Engineer comment from 2005: “Log it all. We might need it later. Disk is cheap.”
By 2024, that attitude carries hard cost. Every extra dataset is potential regulatory exposure, breach risk, and insurance cost.
Then vs now: internal handling of user data
| Practice | Common view in 2005 | Leading practice in 2024 |
|---|---|---|
| Data retention | Indefinite or unclear timeframes | Strict schedules, auto-deletion, purpose-based retention |
| Access to production data | Wide engineer access, shared credentials | Least-privilege, audited access, strong separation |
| Test data | Live data copied into test environments | Synthetic or anonymised datasets only |
| Data mapping | Spreadsheet if any | Maintained inventory of systems and data flows |
Founders who grew up in the 2005 model sometimes underestimate how much this impacts valuations. When acquirers run diligence, they now ask for proof of retention, access controls, and privacy risk assessments.
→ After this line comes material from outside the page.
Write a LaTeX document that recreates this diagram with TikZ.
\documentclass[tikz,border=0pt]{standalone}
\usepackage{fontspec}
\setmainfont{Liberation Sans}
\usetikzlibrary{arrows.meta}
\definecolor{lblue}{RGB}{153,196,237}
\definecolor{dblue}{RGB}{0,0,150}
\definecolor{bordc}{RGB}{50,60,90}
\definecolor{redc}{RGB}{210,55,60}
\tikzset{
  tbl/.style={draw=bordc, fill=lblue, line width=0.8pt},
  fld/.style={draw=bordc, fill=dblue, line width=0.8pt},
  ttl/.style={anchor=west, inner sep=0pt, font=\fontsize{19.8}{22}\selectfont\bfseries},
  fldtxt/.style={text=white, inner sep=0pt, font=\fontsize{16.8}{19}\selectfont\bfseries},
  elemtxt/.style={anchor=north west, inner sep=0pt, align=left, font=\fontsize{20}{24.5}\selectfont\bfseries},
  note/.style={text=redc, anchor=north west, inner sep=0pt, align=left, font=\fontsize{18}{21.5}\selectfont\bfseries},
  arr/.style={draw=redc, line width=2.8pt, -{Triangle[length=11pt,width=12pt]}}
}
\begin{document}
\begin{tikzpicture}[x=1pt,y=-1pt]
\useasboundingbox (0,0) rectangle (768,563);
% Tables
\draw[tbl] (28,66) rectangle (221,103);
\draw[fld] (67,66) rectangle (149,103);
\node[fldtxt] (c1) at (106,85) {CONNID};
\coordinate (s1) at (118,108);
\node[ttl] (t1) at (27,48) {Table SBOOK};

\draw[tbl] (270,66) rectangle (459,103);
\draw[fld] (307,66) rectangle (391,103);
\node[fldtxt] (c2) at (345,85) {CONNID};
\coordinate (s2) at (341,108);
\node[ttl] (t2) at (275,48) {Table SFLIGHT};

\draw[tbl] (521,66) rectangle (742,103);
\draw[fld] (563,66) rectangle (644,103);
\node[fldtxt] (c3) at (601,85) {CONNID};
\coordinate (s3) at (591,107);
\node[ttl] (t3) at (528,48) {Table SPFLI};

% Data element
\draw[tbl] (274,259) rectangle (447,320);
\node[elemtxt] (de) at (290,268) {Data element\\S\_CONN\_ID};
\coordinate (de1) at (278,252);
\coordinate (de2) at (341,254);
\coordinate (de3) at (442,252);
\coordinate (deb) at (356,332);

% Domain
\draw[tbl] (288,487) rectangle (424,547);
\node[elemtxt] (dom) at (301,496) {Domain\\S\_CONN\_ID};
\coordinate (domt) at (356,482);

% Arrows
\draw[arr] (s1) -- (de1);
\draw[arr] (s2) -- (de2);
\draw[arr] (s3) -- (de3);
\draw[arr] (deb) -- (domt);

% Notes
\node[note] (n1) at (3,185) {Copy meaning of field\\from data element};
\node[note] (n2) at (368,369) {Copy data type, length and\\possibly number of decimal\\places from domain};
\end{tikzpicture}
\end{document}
Weak answers here slow or kill deals more often than many product issues.
What founders and growth teams can learn from 2024 fines
Every big GDPR case in 2024 carries a set of patterns that operators can turn into real decisions. The idea is not to chase perfect compliance. The idea is to reduce downside while protecting growth.
Key lessons that influence ROI:
1. Treat consent like cash flow
Consent enables monetisation. Lost consent is lost revenue. Design flows where users understand and accept a fair exchange, and track it properly. The cost of redesign is smaller than the risk-adjusted downside of a weak pattern.
2. Price regulatory risk into product bets
If a feature relies heavily on profiling, you should model both potential revenue and potential fine exposure, plus the cost of remediating if regulators intervene. That framing helps boards compare bets objectively.
3. Invest early in data architecture
Clean, well-documented data flows reduce both enforcement risk and engineering friction. The same data map helps with analytics, security, AI, and privacy. The payback comes in lower surprise costs.
4. Use privacy posture as a market asset
In B2B, strong privacy controls close deals. In B2C, clear controls reduce churn when scandals hit competitors. Some of the highest ROI moves in 2024 came from companies that turned compliance work into user-facing features: permission centers, activity logs, and transparent explanations.
5. Take the first regulator letter seriously
The 2024 fines show a simple pattern. Companies that responded with concrete remediation plans usually ended up with lower penalties. Companies that tried to stall or argue while leaving product behavior unchanged paid more.
Looking at 2024, GDPR is no longer an abstract legal risk sitting somewhere near the bottom of your priority list. It is part of your unit economics and company story. The founders who recognise that early tend to build products that survive not only user churn and market cycles, but also the growing appetite of regulators for multi-million euro penalties.